Nor does Judge Polster's recusal from ruling on the Deckers' motion for prejudgment interest require vacatur and a new trial. GEHC argues that the recusal indicated an appearance of partiality and argues that vacatur of the judgment and a new trial are necessary to maintain public confidence in the judiciary. GEHC suggests that because recusal is warranted where a judge acquires "a deep-seated favoritism or antagonism that would make a fair judgment impossible," Liteky v. United States, 510 U.S. 540, 555 (1994), an impartial observer could conclude that Judge Polster's recusal arose from such an antagonism, and, therefore, vacatur and a new trial are necessary to maintain the appearance of impartiality and the public confidence in the judiciary. GEHC also suggests that Judge Polster's concern over his impartiality as to the Deckers' motion for prejudgment interest demonstrates a lack of impartiality that arose before trial.
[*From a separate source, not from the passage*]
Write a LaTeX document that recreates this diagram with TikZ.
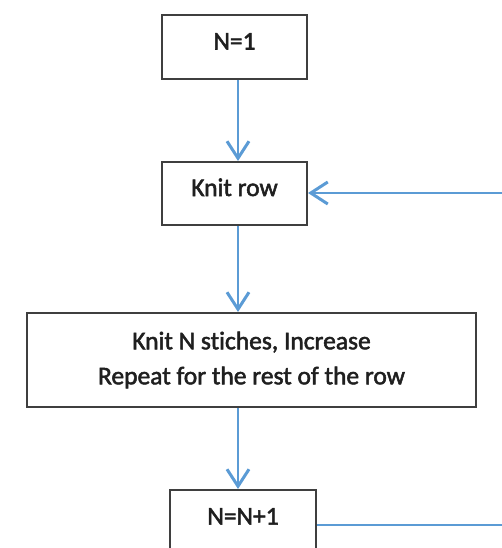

GEHC overstates the case. First, Judge Polster's recusal was not from the entire case but only from the Deckers' motion for prejudgment interest. Second, he gave motion-specific reasons for recusal, citing his firsthand knowledge of the parties' settlement efforts and his concern [*27]  that ruling on the Deckers' motion would undermine his ability to mediate other settlements in the MDL. Third, he avowed that his limited recusal was not due to any financial conflict or to any actual or perceived bias toward either party. GEHC has not shown otherwise. Therefore, the reasons for Judge Polster's recusal from the Deckers' prejudgment interest motion are specific to that motion, do not impugn his impartiality or the appearance thereof with respect to the jury trial or any other proceeding, and simply do not count in favor of his disqualification from the entire case. Vacatur and a new trial are not required to ensure the appearance of impartiality and public confidence in the judiciary. Accordingly, Judge Polster did not abuse his discretion in holding that recusal from the Deckers' motion for prejudgment interest does not require a new trial.